I will continue to utilize the classroom hub as I had before in some aspects, such as:
- Communication with students, parents and tutors
- Sharing resources (adapted, enriched, independent, etc.) for students’ learning
- As an archive of student learning experiences
- Promote multiliteracy skills
- Strengthen critical thinking skills, personal reflection and communication skills
However, starting with a blank slate, I designed for change, for collaboration and student ownership in the following ways:
- Sync student-creating learning blogs in which they will share their personal reflections and critical inquiries, as well as various creative endeavors throughout. This will be done in partnership with our physical portfolio (because we will still be making numerous experimental physical creations, such as mobiles, paintings, life-size character “body biographies” and many more). Further, like the cumulative total in LLED 447 I hope that together my classes will have a virtual and physical mass of learning, equivalent to numerous dissertations on their learning. We will culminate this with a portfolio gala (physical and virtual) for family, friends, teachers and for themselves.

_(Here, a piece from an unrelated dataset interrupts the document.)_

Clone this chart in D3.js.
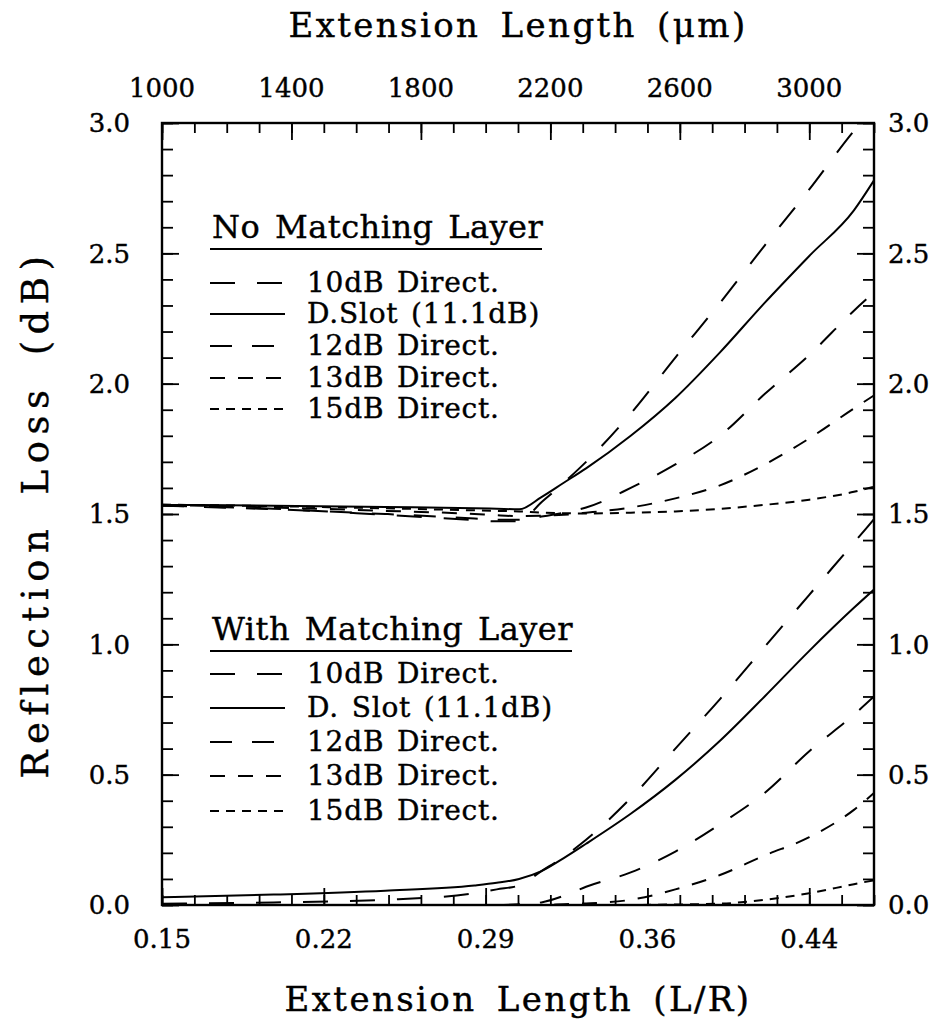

- I’ve designed a peer feedback process modeled after our class’s peer contributions. I intend to model this process and scaffold students through it until it is natural, organic and truly collaborative growth.
- I am aiming for true collaboration and connectivity: I have designed to use the blog comment options on each class’s blog homepage much like we have in our UBC Group Forums. It will be a forum for ongoing, messy processing that synthesizes class-wide ideas, links and initial thoughts or questions.

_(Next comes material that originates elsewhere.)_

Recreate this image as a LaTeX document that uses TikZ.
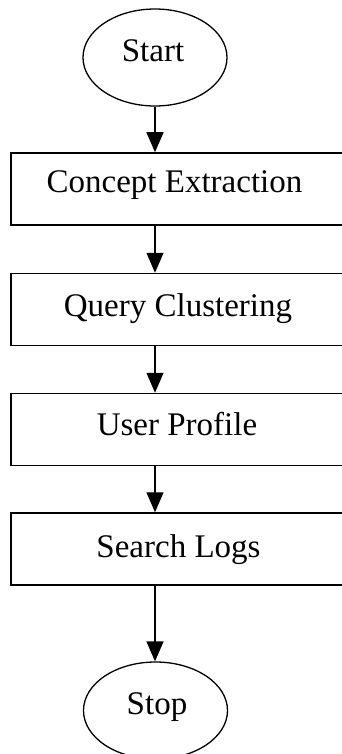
\documentclass[tikz,border=0pt]{standalone}
\usepackage{fontspec}
\setmainfont{Liberation Serif}
\usetikzlibrary{arrows.meta,shapes.geometric}
\begin{document}
\begin{tikzpicture}[x=1pt,y=-1pt,
  terminal/.style={draw,ellipse,line width=1.3pt,minimum width=144pt,minimum height=97pt,inner sep=0pt},
  stepbox/.style={draw,rectangle,line width=1.5pt,minimum width=333pt,minimum height=72pt,inner sep=0pt},
  lbl/.style={anchor=base,font=\fontsize{33}{38}\selectfont,inner sep=0pt},
  flow/.style={line width=1.4pt,-{Triangle[width=17pt,length=20pt]}}]
  \useasboundingbox (0,0) rectangle (342,754);
  \clip (0,0) rectangle (342,754);

  % shapes
  \node[terminal] (start) at (155,57.5) {};
  \node[stepbox] (concept) at (177.5,189) {};
  \node[stepbox] (query) at (177.5,309.5) {};
  \node[stepbox] (profile) at (177.5,429.5) {};
  \node[stepbox] (logs) at (177.5,549) {};
  \node[terminal] (stop) at (155.5,710.5) {};

  % labels
  \node[lbl] (tstart) at (153,62) {Start};
  \node[lbl] (tconcept) at (174.5,193) {Concept Extraction};
  \node[lbl] (tquery) at (178,316) {Query Clustering};
  \node[lbl] (tprofile) at (177,435) {User Profile};
  \node[lbl] (tlogs) at (178.5,557) {Search Logs};
  \node[lbl] (tstop) at (157,714) {Stop};

  % connectors
  \draw[flow] (start.south) -- (start.south |- concept.north);
  \draw[flow] (start.south |- concept.south) -- (start.south |- query.north);
  \draw[flow] (start.south |- query.south) -- (start.south |- profile.north);
  \draw[flow] (start.south |- profile.south) -- (start.south |- logs.north);
  \draw[flow] (start.south |- logs.south) -- (start.south |- stop.north);
\end{tikzpicture}
\end{document}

- I’ve attached a Discussion Forum, open for students and parents to contribute recommendations, questions, and to promote more talking with rather than talking at. I need to continue to explore formatting options a more enticing and welcoming model. I’m not currently content with the weebly element options for this.

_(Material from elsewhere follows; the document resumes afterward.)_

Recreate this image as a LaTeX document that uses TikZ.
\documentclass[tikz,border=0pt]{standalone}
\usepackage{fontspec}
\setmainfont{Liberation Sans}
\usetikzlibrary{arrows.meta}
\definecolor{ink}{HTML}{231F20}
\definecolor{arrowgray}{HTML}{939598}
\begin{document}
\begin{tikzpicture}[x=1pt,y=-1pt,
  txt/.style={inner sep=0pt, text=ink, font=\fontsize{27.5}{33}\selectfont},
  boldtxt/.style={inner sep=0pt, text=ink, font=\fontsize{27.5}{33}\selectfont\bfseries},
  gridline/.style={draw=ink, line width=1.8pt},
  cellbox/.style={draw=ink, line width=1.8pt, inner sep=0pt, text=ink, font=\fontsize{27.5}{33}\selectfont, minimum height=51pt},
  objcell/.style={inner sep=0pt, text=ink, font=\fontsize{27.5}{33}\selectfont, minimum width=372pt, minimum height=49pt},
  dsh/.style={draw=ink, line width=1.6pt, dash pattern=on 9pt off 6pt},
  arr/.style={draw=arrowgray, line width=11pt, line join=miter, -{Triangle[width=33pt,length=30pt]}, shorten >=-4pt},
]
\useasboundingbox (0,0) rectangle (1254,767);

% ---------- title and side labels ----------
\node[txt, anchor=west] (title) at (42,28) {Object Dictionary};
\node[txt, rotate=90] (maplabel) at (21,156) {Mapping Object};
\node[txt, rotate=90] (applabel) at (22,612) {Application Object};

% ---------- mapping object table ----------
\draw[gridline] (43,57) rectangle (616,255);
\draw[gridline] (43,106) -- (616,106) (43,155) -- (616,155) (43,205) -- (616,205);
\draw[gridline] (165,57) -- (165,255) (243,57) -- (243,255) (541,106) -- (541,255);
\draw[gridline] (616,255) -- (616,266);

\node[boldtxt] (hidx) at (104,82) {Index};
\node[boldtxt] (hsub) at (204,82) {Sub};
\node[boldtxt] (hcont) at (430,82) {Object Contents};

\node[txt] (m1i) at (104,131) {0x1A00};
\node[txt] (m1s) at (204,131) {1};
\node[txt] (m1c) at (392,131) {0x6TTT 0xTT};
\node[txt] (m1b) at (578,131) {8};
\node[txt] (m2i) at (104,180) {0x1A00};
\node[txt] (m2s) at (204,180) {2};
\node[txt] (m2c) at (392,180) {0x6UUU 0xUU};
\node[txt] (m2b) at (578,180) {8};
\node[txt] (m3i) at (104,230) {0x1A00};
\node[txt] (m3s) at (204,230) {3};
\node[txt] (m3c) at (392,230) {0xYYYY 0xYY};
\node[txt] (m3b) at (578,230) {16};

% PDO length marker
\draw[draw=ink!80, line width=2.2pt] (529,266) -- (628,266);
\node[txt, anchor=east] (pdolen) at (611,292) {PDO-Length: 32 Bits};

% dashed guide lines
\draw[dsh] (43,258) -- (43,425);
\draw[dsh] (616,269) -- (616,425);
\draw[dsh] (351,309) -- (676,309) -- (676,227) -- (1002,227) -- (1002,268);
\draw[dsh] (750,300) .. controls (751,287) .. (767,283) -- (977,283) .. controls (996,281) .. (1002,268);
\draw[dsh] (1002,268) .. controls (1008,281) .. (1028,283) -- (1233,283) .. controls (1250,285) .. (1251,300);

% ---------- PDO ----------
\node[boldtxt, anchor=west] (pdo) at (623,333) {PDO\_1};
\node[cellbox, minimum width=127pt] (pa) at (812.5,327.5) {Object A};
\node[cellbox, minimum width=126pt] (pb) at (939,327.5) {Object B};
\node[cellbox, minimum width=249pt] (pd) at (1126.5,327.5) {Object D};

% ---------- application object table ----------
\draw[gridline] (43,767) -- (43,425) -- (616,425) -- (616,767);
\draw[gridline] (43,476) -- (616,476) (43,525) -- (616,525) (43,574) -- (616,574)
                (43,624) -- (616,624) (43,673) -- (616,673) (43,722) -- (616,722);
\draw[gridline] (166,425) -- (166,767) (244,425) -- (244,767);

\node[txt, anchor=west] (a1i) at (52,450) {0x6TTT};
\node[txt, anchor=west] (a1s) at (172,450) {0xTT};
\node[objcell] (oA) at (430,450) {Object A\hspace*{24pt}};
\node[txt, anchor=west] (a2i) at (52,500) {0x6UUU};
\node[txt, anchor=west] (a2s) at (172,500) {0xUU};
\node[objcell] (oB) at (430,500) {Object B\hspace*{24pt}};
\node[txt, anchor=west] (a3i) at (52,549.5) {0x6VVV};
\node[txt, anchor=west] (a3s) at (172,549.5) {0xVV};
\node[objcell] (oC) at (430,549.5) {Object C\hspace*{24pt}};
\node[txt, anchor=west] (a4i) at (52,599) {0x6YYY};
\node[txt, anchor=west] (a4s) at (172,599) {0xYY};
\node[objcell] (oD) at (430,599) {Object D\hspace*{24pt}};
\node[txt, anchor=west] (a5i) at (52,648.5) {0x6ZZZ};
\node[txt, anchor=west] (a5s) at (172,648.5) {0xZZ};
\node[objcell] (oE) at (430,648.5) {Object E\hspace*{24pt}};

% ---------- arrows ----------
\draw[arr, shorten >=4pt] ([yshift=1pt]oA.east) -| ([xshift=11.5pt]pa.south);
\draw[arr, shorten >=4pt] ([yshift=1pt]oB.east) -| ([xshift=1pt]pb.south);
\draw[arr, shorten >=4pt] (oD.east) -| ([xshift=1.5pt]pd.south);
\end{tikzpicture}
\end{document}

- Altered layout: made the space more visually communicative through slideshows, videos and infographics, hoping students would be drawn in and engaged. Also, I tried to contain our vast learning explorations into sub-pages so that students could navigate as they need and not feel overwhelmed, as they may have in the long drawn out Blogger fashion I had before.
- Not just student work showcase, student publishing. Through this course it has been apparent the importance of “filling the digital space,” of influencing public perceptions and building public knowledge, and so I wanted to do this not simply from me, but from my students. This will help broaden perspectives and deepen understanding for them, their parents and hopefully the public, like this course has done for us through our active inquiry, connecting and publishing.
- Genius Hour: Thanks to Jordan I think many of us will be pursuing just how to purposefully execute such passionate, student-driven inquiry. I too am in the process of curating resources and designing the practices and logistics so my students may also participate in this inspirational process.
- Permission forms, informing and connecting with parents. I am creating necessary informative permission forms that communicate with parents how and why we are using student blogs, as well as attempting to draw parents into our connected hub through RSS feed, email, and a periodic class newsletter.
Overall, this is only the beginning. I have learnt so much from LIBE 477, and I am still trying to truly see all the pieces and bring them together in my cracked open mind, but it’s an optimistic beginning. I look forward to the winding road ahead.
My work in progress can be found here: http://msbertrandsclass.weebly.com/ Although I’ve added to all pages in some form, the homepage, English 11 and Socials 10 have the most significant progress. Thanks for joining me on this journey LIBE 477 comrades!
Michelle
you are such a good writer. I was quite engaged in your plans to
connect your students. I think students like to connect with
technology, but at present it is their social life that they find their primary connection with technology. They have yet to discover their
connection as potential learners with technology.
When I gave a lesson on how to use the database I asked them to use their smart phones if they had one. I think there was that 20 second ???? and then a look at each other and a look at their teacher. I tell them that they have to make technology work for them. As students, they need to make their devices and other hardware like Ipads help them with their learning.
I admire your technical savvy and your willingness to use it to enrich the learning experience of your students. You might want to try this: using twitter to get comments or create a forum, much the same way as Jenny did-but take those comments as a formative assessment to create a wordle.
Thanks so much Karen, I was planning on using the comment option on our class blog as a forum like we did in LIBE 477 group forums. I think incorporating Twitter is an excellent idea. Thanks so much!
I quite enjoyed exploring your “from scratch” new class webpage, you have an incredible amount of content available for each of your different closet it’s very impressive. The part that I will enjoyed reading the most of that I gained the most ideas from was your section on how we are going to use this blog and how you would like students to provide comments. I think the opportunity to spend time teaching students how to interact in this way and how to comment and constructively criticize one another in order to help each other improve their own work is great. I would love to borrow some of your ideas from this page for my own class. I’m going to be dealing with grade sixes and sevens so we’re going to be looking at different kinds of things, no doubt,but still the idea to teach students to provide useful feedback, and it is a great opportunity for us to encourage students to use digital literacy and digital citizenship skills in an authentic, genuine manner. The best part is we can even do this within the restrictive protected setting of the security tight blogs that my district allows us to use through SharePoint. I also think the way you’ve structured the site with a central hub and pages for each of your different classes is a good one so that you’re able to better utilize your own resources you can give the same information to all of your classes through the central hub and then have course specific information available through each of the pages. Very inspirational. Thank You for providing examples that spark all kinds of ideas, like you did with your 10 minutes of fame presentation!
I found this ProD related to blogging on Edublogs that includes teaching students how to comment. http://teacherchallenge.edublogs.org/challenges-2/blogging-with-students/
Learning experiences in educational institutions have a tendency to devolve into routines. Sometimes the routines are helpful because they help us maintain our orientation when we are learning new things. Sometimes routines make learning new things boring because they follow a predictable pattern. I like how you are thinking about connecting different online functionalities to foster connectivity and communication. Learning is the most fun when at least part of the time we are socially engaged.
The Weebly site looks fantastic. Professional, and yet it has that personal touch, that sense of being alive with personality. There is clear evidence that you have incorporated our class readings, discussion and your own inquiry to create a space that fosters connectivity rather than content delivery.